D’Est (From the East, 1993)

Some film festivals never let you down. In the five years I’ve been attending IndieLisboa (now in its seventh edition), the supremely relaxed, sociable vibe and smart programming has meant I’ve always come away with a renewed sense of purpose. True, Lisbon in April will always work some serious magic on frayed spirits, but massive credit is still due to the three young directors who’ve fashioned something special here – a festival that pulls in hardcore cinephiles and hordes of screaming schoolkids, and manages to satisfy both constituencies, plus numerous others in-between.

Good to see a few Brits in this year’s selection, building on the Desperate Optimists programme here last year. Hot on the heels of his BAFICI retrospective, Chris Petit’s haunting essay meditation Content was paired inevitably with his debut feature Radio On. A section dedicated to the history of the Berlin Forum showcased the Bill Douglas trilogy, which completely blew away several non-Brits I spoke to who’d never before encountered its astringent beauty. The excellent Ben Rivers retrospective also went down very well, and raises expectations for his first full-length feature, which he’ll be shooting this autumn.

My own personal festival highlight was that Berlin Forum retrospective in toto, an opportunity to see masterpiece after masterpiece on the big screen. One in particular dug its claws in to me and hasn’t let go – Chantal Akerman’s utterly hypnotic D’Est (From the East, 1993), pictured.

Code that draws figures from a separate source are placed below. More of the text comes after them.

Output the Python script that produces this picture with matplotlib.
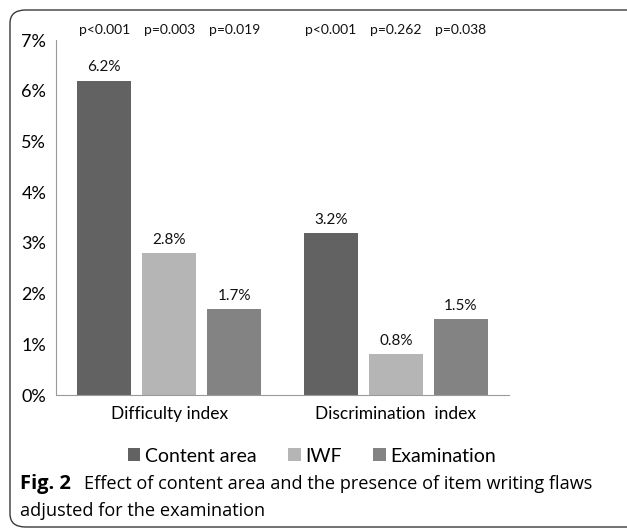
import matplotlib
matplotlib.use("Agg")
import matplotlib.pyplot as plt
from matplotlib.patches import FancyBboxPatch, Patch
import numpy as np

categories = ["Difficulty index", "Discrimination  index"]
series = ["Content area", "IWF", "Examination"]
values = {
    "Content area": [6.2, 3.2],
    "IWF": [2.8, 0.8],
    "Examination": [1.7, 1.5],
}
pvalues = {
    "Content area": ["p<0.001", "p<0.001"],
    "IWF": ["p=0.003", "p=0.262"],
    "Examination": ["p=0.019", "p=0.038"],
}
yticks = [0, 1, 2, 3, 4, 5, 6, 7]
colors = {"Content area": "#626262", "IWF": "#b5b5b5", "Examination": "#838383"}

chart_font = ["Lato", "DejaVu Sans"]
cap_font = ["Open Sans", "DejaVu Sans"]

fig = plt.figure(figsize=(6.27, 5.30), dpi=100)
fig.patch.set_facecolor("white")

# outer rounded frame
frame = FancyBboxPatch((10 / 627, 3 / 530), 1.2, 1 - 13 / 530,
                       boxstyle="round,pad=0,rounding_size=0.025",
                       transform=fig.transFigure, fill=False,
                       edgecolor="#3a3a3a", linewidth=1.0, clip_on=False)
fig.patches.append(frame)

ax = fig.add_axes([56 / 627, 135 / 530, 453 / 627, 355 / 530])
x = np.arange(len(categories))
offsets = [-0.287, 0.0, 0.287]
width = 0.238
for s, off in zip(series, offsets):
    ax.bar(x + off, values[s], width=width, color=colors[s], label=s)
    for xi, v in zip(x + off, values[s]):
        ax.text(xi, v + 0.12, f"{v:.1f}%", ha="center", va="bottom",
                fontsize=11, family=chart_font, color="#111111")
    for xi, p in zip(x + off, pvalues[s]):
        ax.text(xi, 7.2, p, ha="center", va="center", fontsize=10,
                family=chart_font, color="#111111", clip_on=False)

ax.set_xlim(-0.5, 1.5)
ax.set_ylim(0, 7)
ax.set_yticks(yticks)
ax.set_yticklabels([f"{t}%" for t in yticks], family=chart_font, fontsize=13)
ax.set_xticks(x)
ax.set_xticklabels(categories, family=chart_font, fontsize=12.5)
ax.tick_params(axis="y", length=0, pad=7)
ax.tick_params(axis="x", length=0, pad=8)
for sp in ["top", "right"]:
    ax.spines[sp].set_visible(False)
ax.spines["left"].set_color("#9a9a9a")
ax.spines["bottom"].set_color("#9a9a9a")
ax.spines["left"].set_linewidth(0.8)
ax.spines["bottom"].set_linewidth(0.8)

handles = [Patch(facecolor=colors[s], edgecolor="none") for s in series]
fig.legend(handles, series, loc="center", bbox_to_anchor=(312 / 627, 1 - 456 / 530),
           ncol=3, frameon=False, prop={"family": chart_font, "size": 14},
           handlelength=0.65, handleheight=0.65, handletextpad=0.25, columnspacing=1.6)

fig.text(20 / 627, 1 - 484 / 530, "Fig. 2", fontsize=14.5, fontweight="bold",
         family=cap_font, va="center", ha="left")
fig.text(84 / 627, 1 - 484 / 530, "Effect of content area and the presence of item writing flaws",
         fontsize=13.1, family=cap_font, va="center", ha="left")
fig.text(20 / 627, 1 - 511 / 530, "adjusted for the examination",
         fontsize=13.1, family=cap_font, va="center", ha="left")

fig.savefig("out.png", dpi=100, facecolor="white")
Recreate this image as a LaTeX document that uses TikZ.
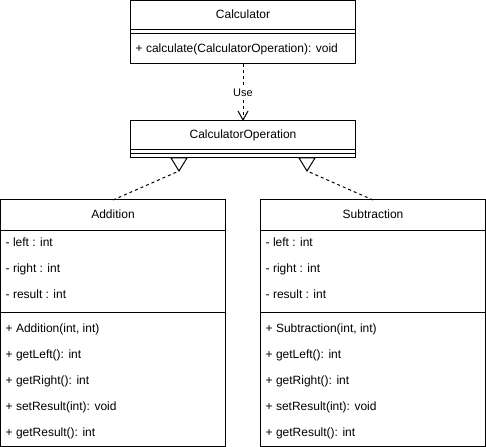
\documentclass[tikz,border=0pt]{standalone}
\usepackage{fontspec}
\setmainfont{Liberation Sans}
\usetikzlibrary{arrows.meta}
\begin{document}
\begin{tikzpicture}[x=1bp,y=-1bp,
  box/.style={draw, line width=1bp, anchor=north west, inner sep=0pt, outer sep=0pt, minimum width=225bp},
  lbl/.style={inner sep=0pt, font=\fontsize{12bp}{14bp}\selectfont, text height=8.6bp, text depth=2.4bp},
  member/.style={lbl, anchor=west},
  sepline/.style={line width=1bp},
  dep/.style={line width=1bp, dash pattern=on 3bp off 3bp},
  gen/.style={line width=1bp, fill=white, line join=miter}
]
\useasboundingbox (0,0) rectangle (486,447);

% boxes
\node[box, minimum height=63bp] (calc) at (130.5,1) {};
\node[box, minimum height=37bp] (calcop) at (130.5,121) {};
\node[box, minimum height=246bp] (add) at (0.5,200) {};
\node[box, minimum height=246bp] (sub) at (260.5,200) {};

% compartments
\draw[sepline] (calc.west |- 0,30) -- (calc.east |- 0,30);
\draw[sepline] (calc.west |- 0,34) -- (calc.east |- 0,34);
\draw[sepline] (calcop.west |- 0,150) -- (calcop.east |- 0,150);
\draw[sepline] (calcop.west |- 0,154) -- (calcop.east |- 0,154);
\draw[sepline] (add.west |- 0,230) -- (add.east |- 0,230);
\draw[sepline] (add.west |- 0,312) -- (add.east |- 0,312);
\draw[sepline] (sub.west |- 0,230) -- (sub.east |- 0,230);
\draw[sepline] (sub.west |- 0,312) -- (sub.east |- 0,312);

% names
\node[lbl] (calcname) at (243,15.5) {Calculator};
\node[lbl] (calcopname) at (243,135.5) {CalculatorOperation};
\node[lbl] (addname) at (113,215) {Addition};
\node[lbl] (subname) at (373,215) {Subtraction};

% Calculator members
\node[member] (cm1) at (135.5,49.5) {+ calculate(CalculatorOperation): void};

% Addition members
\node[member] (aa1) at (5.5,243) {- left : int};
\node[member] (aa2) at (5.5,269) {- right : int};
\node[member] (aa3) at (5.5,295) {- result : int};
\node[member] (am1) at (5.5,329.5) {+ Addition(int, int)};
\node[member] (am2) at (5.5,355) {+ getLeft(): int};
\node[member] (am3) at (5.5,381) {+ getRight(): int};
\node[member] (am4) at (5.5,407) {+ setResult(int): void};
\node[member] (am5) at (5.5,433) {+ getResult(): int};

% Subtraction members
\node[member] (sa1) at (265.5,243) {- left : int};
\node[member] (sa2) at (265.5,269) {- right : int};
\node[member] (sa3) at (265.5,295) {- result : int};
\node[member] (sm1) at (265.5,329.5) {+ Subtraction(int, int)};
\node[member] (sm2) at (265.5,355) {+ getLeft(): int};
\node[member] (sm3) at (265.5,381) {+ getRight(): int};
\node[member] (sm4) at (265.5,407) {+ setResult(int): void};
\node[member] (sm5) at (265.5,433) {+ getResult(): int};

% Use dependency
\draw[dep, -{Straight Barb[length=9bp, width=10bp]}] (calc.south) -- node[fill=white, inner sep=1bp, font=\fontsize{11bp}{13bp}\selectfont] (uselbl) {Use} (calcop.north);

% generalizations
\coordinate (la) at (179,171);
\coordinate (l1) at (171,158);
\coordinate (l2) at (187,158);
\coordinate (ra) at (307,171);
\coordinate (r1) at (299,158);
\coordinate (r2) at (315,158);
\draw[dep] (add.north) -- (la);
\draw[dep] (sub.north) -- (ra);
\draw[gen] (l1) -- (la) -- (l2) -- cycle;
\draw[gen] (r1) -- (ra) -- (r2) -- cycle;
\end{tikzpicture}
\end{document}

Shot in Eastern Europe and Russia a couple of years after the collapse of Communism, the film is a predominantly wordless succession of images, filmed mainly in public spaces and usually at night or in the twilight hour. The way the camera tracks slowly past rows of people standing motionless in queues on wintry streets, or through crowded railway-station waiting-rooms, is never less than totally mesmerising. The phrase ‘soul-searching’ has never seemed so apt as for what Akerman’s gaze is doing here: burrowing uncannily deep into a collective crisis, laying bare the rootlessness and despair. It made me realise all over again that Akerman is one of the greats, and a London retrospective is long overdue.